SACRAMENTO, Calif. (AP) -- California regulators were expected Thursday to announce how much water cities conserved in June — the first month of mandatory cutbacks during the drought.
The disclosure comes after the state's largest cities already announced they met or exceeded mandatory conservation targets provided by the state.
The Los Angeles Department of Water and Power, the state's largest agency serving 4 million people, said it met its 16 percent savings target. Utilities serving San Diego, San Jose and San Francisco said savings far exceeded the goals from the state.
Communities have been given nine months starting in June to cut use between 8 and 36 percent compared to 2013 levels, the year before Brown declared a drought emergency.
The statewide conservation report is expected to show how hundreds of communities are faring as the drought drags through its fourth year.
Some communities opposed the targets assigned by the State Water Resources Control Board, calling the goals unfair and unrealistic. Agencies that don't meet targets face fines and state-ordered conservation measures such as a limit on how many days a week residents can water lawns.
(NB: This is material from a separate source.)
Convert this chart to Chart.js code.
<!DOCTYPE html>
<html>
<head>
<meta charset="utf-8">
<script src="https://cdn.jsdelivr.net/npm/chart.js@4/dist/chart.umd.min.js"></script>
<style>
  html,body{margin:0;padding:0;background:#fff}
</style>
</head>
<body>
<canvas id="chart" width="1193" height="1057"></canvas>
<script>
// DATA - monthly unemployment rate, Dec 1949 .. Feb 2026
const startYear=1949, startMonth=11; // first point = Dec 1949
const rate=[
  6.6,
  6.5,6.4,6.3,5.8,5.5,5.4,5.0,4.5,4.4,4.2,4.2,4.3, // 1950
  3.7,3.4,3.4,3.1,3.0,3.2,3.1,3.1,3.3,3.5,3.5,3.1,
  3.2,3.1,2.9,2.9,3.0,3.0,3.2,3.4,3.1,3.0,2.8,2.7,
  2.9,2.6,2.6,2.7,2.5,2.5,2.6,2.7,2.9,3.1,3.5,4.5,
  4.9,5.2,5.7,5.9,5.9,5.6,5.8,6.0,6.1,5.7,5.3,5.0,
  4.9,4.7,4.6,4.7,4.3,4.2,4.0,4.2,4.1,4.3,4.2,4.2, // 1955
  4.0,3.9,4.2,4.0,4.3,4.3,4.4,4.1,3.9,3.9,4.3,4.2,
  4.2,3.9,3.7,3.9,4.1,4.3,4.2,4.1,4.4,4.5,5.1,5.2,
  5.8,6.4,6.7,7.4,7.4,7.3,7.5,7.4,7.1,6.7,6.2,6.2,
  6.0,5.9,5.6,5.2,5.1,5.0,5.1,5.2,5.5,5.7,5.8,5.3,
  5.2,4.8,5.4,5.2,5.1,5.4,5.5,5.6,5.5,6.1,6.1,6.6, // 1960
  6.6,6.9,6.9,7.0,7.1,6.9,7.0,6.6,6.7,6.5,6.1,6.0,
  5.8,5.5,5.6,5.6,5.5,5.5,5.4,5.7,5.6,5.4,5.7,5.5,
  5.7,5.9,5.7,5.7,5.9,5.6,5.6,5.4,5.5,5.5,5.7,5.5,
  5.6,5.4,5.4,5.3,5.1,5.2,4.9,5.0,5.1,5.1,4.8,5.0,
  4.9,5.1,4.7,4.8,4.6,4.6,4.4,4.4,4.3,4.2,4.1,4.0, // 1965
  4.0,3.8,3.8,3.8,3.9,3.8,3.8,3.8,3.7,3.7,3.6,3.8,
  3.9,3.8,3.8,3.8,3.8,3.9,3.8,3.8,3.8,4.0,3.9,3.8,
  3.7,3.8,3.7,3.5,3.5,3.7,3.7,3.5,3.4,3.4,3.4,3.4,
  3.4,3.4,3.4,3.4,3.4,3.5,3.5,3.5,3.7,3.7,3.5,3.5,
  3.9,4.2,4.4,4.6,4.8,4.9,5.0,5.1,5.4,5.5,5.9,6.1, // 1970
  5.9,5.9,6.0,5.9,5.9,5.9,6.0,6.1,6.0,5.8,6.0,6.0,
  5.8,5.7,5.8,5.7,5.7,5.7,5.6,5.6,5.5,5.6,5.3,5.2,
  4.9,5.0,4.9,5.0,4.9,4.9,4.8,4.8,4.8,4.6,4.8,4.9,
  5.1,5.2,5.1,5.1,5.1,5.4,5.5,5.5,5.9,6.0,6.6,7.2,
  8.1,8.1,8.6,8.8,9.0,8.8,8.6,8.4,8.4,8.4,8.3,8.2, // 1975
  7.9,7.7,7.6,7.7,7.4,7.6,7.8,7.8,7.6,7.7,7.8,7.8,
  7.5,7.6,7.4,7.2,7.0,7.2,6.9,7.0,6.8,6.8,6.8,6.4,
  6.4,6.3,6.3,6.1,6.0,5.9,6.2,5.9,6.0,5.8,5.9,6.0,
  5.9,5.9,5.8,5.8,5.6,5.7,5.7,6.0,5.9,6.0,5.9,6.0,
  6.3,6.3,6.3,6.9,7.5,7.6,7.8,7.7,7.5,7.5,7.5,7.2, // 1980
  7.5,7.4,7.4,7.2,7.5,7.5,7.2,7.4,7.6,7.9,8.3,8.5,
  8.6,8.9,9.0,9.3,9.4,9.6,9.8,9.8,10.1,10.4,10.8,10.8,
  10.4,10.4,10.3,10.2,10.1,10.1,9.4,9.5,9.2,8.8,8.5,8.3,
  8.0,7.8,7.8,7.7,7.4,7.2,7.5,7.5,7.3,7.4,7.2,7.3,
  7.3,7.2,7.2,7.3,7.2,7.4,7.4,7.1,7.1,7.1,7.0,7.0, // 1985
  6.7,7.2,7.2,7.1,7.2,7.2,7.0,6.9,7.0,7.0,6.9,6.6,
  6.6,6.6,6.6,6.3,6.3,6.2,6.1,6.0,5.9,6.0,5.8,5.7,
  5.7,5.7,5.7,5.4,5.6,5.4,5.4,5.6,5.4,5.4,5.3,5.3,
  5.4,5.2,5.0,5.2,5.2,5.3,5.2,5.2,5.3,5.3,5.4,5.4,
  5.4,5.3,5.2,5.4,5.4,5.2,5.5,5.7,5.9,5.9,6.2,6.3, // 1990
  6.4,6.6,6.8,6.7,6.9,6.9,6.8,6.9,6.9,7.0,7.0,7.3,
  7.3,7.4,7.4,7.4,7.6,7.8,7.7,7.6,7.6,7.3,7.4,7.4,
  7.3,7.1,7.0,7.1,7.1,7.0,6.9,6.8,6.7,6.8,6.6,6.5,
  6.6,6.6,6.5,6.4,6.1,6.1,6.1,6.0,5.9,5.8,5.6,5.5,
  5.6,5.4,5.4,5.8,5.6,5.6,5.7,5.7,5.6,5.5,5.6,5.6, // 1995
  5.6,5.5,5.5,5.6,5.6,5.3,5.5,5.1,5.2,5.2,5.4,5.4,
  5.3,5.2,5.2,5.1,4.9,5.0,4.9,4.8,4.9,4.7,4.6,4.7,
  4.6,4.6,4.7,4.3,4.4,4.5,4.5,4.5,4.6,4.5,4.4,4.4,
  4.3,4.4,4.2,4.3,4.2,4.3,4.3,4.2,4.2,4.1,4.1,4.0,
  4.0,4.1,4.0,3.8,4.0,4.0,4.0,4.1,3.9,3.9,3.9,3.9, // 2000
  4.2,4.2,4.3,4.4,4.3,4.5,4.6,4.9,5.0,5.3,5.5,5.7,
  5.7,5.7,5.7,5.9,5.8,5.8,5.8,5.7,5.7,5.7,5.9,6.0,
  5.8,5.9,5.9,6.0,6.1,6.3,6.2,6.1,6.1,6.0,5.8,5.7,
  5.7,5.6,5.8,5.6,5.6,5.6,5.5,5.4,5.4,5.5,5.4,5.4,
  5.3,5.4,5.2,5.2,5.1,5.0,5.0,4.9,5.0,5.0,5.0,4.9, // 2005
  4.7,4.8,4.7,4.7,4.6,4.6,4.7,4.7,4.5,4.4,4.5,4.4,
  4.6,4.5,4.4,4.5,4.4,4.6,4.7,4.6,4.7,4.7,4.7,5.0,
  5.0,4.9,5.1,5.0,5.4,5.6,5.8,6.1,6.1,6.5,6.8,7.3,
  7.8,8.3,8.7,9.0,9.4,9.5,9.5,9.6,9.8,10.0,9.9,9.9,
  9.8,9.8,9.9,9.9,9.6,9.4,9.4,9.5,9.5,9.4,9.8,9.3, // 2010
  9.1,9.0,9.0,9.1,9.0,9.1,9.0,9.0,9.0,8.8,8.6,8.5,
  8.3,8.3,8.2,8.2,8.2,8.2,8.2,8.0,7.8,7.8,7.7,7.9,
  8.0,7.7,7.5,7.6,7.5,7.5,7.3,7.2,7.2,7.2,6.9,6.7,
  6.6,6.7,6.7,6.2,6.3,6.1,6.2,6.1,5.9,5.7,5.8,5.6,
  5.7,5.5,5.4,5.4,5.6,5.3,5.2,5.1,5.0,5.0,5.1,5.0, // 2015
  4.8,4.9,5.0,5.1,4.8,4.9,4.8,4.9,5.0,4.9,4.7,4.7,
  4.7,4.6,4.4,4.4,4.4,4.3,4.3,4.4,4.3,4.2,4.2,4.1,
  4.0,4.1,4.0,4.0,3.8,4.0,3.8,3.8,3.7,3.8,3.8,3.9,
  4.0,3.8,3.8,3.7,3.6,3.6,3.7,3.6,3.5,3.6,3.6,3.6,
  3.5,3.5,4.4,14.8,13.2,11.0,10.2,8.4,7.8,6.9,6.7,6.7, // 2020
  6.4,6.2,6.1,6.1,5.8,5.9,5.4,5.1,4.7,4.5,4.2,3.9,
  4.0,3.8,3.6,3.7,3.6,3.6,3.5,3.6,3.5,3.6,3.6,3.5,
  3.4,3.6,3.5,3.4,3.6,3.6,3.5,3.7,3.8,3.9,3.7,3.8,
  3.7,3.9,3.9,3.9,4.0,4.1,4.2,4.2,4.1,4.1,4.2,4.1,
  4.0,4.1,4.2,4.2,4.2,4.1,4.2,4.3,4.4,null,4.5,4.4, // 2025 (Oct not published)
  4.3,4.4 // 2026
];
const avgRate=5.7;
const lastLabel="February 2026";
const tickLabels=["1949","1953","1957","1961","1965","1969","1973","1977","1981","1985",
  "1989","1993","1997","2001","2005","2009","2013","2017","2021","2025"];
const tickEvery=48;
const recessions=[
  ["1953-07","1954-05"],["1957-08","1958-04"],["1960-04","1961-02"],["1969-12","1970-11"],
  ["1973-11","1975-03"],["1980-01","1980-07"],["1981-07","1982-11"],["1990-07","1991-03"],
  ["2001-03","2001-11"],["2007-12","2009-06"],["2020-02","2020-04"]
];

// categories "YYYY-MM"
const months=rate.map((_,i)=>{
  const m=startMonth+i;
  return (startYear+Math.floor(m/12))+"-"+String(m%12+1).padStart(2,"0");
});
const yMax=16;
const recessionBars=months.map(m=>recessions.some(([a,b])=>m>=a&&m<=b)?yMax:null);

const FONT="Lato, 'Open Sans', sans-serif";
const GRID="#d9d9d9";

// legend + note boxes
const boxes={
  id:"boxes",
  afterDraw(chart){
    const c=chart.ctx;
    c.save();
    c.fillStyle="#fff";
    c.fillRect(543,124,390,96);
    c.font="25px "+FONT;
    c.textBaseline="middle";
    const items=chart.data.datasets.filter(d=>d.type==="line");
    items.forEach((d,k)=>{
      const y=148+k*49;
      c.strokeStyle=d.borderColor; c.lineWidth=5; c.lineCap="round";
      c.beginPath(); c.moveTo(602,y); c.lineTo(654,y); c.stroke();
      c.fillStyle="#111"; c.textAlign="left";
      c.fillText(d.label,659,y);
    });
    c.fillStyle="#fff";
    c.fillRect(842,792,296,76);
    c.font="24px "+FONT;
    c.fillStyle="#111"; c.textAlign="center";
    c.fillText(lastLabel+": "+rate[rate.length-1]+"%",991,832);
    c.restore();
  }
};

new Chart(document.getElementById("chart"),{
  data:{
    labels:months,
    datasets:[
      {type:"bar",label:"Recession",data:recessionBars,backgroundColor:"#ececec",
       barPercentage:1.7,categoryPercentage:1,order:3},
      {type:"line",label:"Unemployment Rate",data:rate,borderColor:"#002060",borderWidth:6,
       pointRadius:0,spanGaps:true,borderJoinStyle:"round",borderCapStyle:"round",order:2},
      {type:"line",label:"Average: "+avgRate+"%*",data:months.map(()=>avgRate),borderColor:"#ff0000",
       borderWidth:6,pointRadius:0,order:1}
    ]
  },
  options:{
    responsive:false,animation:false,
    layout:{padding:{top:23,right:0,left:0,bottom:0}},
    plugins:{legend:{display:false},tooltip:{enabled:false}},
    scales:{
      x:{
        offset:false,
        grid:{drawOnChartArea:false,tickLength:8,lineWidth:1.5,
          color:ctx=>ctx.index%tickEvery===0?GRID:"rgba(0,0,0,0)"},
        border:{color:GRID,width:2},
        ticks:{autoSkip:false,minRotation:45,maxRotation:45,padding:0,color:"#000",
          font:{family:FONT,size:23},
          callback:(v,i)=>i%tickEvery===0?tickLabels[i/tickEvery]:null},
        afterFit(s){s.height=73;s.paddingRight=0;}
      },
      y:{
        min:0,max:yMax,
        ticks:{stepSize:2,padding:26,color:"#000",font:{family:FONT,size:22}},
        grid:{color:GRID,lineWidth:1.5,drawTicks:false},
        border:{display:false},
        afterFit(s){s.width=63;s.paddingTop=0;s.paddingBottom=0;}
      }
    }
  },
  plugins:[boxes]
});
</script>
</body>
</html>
San Diego was among the cities that said the state should give it credit for past drought-preparation efforts that included paying for desalinated water. The city said water use plunged 24 percent in June, well past its 16 percent target.
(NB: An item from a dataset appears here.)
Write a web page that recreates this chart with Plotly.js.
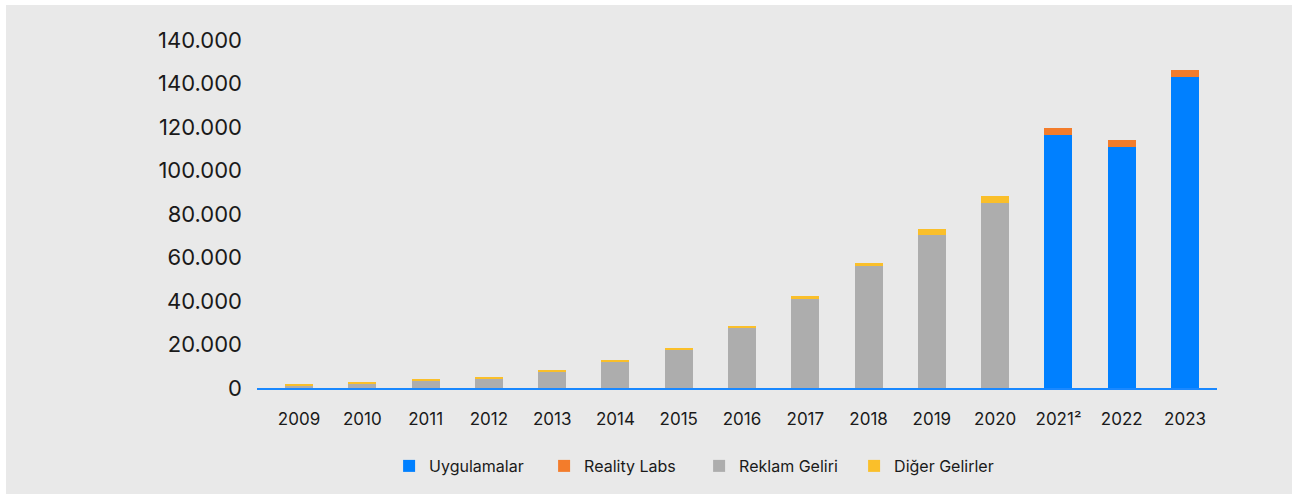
<!DOCTYPE html>
<html>
<head>
<meta charset="utf-8">
<script src="https://cdn.plot.ly/plotly-3.0.1.min.js"></script>
<style>
html,body{margin:0;padding:0;background:#ffffff;}
#chart{position:absolute;left:6px;top:5px;width:1286px;height:489px;}
</style>
</head>
<body>
<div id="chart"></div>
<script>
var categories = ['2009','2010','2011','2012','2013','2014','2015','2016','2017','2018','2019','2020','2021','2022','2023'];
var tickLabels = ['2009','2010','2011','2012','2013','2014','2015','2016','2017','2018','2019','2020','2021²','2022','2023'];

var uygulamalar   = [null,null,null,null,null,null,null,null,null,null,null,null,116500,111000,143100];
var realityLabs   = [null,null,null,null,null,null,null,null,null,null,null,null,3200,3200,3200];
var reklamGeliri  = [900,1800,3200,4100,7300,11900,17400,27500,40800,56000,70200,84900,null,null,null];
var digerGelirler = [900,900,900,900,900,900,900,900,1300,1300,2750,3200,null,null,null];

var yTickVals  = [0,20000,40000,60000,80000,100000,120000,140000,160000];
var yTickText  = ['0','20.000','40.000','60.000','80.000','100.000','120.000','140.000','140.000'];

var barW = 0.442;
function tr(name, vals, color){
  return {type:'bar', name:name, x:categories, y:vals, width:barW,
          marker:{color:color, line:{width:0}}, hoverinfo:'skip'};
}
var data = [
  tr('Uygulamalar', uygulamalar, '#0080ff'),
  tr('Reality Labs', realityLabs, '#f37c2b'),
  tr('Reklam Geliri', reklamGeliri, '#adadad'),
  tr('Diğer Gelirler', digerGelirler, '#fabf2a')
];

var layout = {
  width:1286, height:489,
  paper_bgcolor:'#e9e9e9', plot_bgcolor:'#e9e9e9',
  margin:{l:251, r:75, t:35, b:105, pad:0},
  barmode:'stack',
  showlegend:true,
  font:{family:'Inter, sans-serif', color:'#1a1a1a'},
  xaxis:{
    type:'category',
    range:[-0.664, 14.505],
    tickmode:'array', tickvals:categories, ticktext:tickLabels,
    tickfont:{family:'Inter, sans-serif', size:17, color:'#1a1a1a'},
    showgrid:false, zeroline:false,
    showline:true, linecolor:'#1a88ff', linewidth:2,
    ticks:'', ticklabelstandoff:15
  },
  yaxis:{
    range:[0,160000],
    tickmode:'array', tickvals:yTickVals, ticktext:yTickText,
    tickfont:{family:'Inter, sans-serif', size:22, color:'#1a1a1a'},
    showgrid:false, zeroline:false, showline:false,
    ticks:'', ticklabelstandoff:14
  },
  legend:{
    orientation:'h', x:0.1376, xanchor:'left', y:-0.2206, yanchor:'middle',
    font:{family:'Inter, sans-serif', size:16, color:'#1a1a1a'},
    entrywidth:110, entrywidthmode:'pixels',
    traceorder:'normal', bgcolor:'rgba(0,0,0,0)'
  }
};
Plotly.newPlot('chart', data, layout, {displayModeBar:false, staticPlot:true});
</script>
</body>
</html>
Robyn Bullard, a spokeswoman for the public utilities department, credited a campaign that included television commercials and an e-mail blast to customers.
Some large communities in the San Francisco Bay Area reported savings were nearly double what the state ordered.
San Francisco reported saving 20 percent after it was given just an 8 percent conservation target because it has one of California's lowest per-capita water use rates.
The East Bay Municipal Utility District, serving more than a million customers east of San Francisco, said it saved 31 percent in June, almost double its target.
San Jose Water Co. reported that its customers reduced consumption by 35 percent in June, compared to the 20 percent goal.
Regulators told residents that letting lawns go brown is the best way to save water.
July is expected to be another strong month for conservation because unexpected record rainfall in Southern California likely led to idle sprinklers.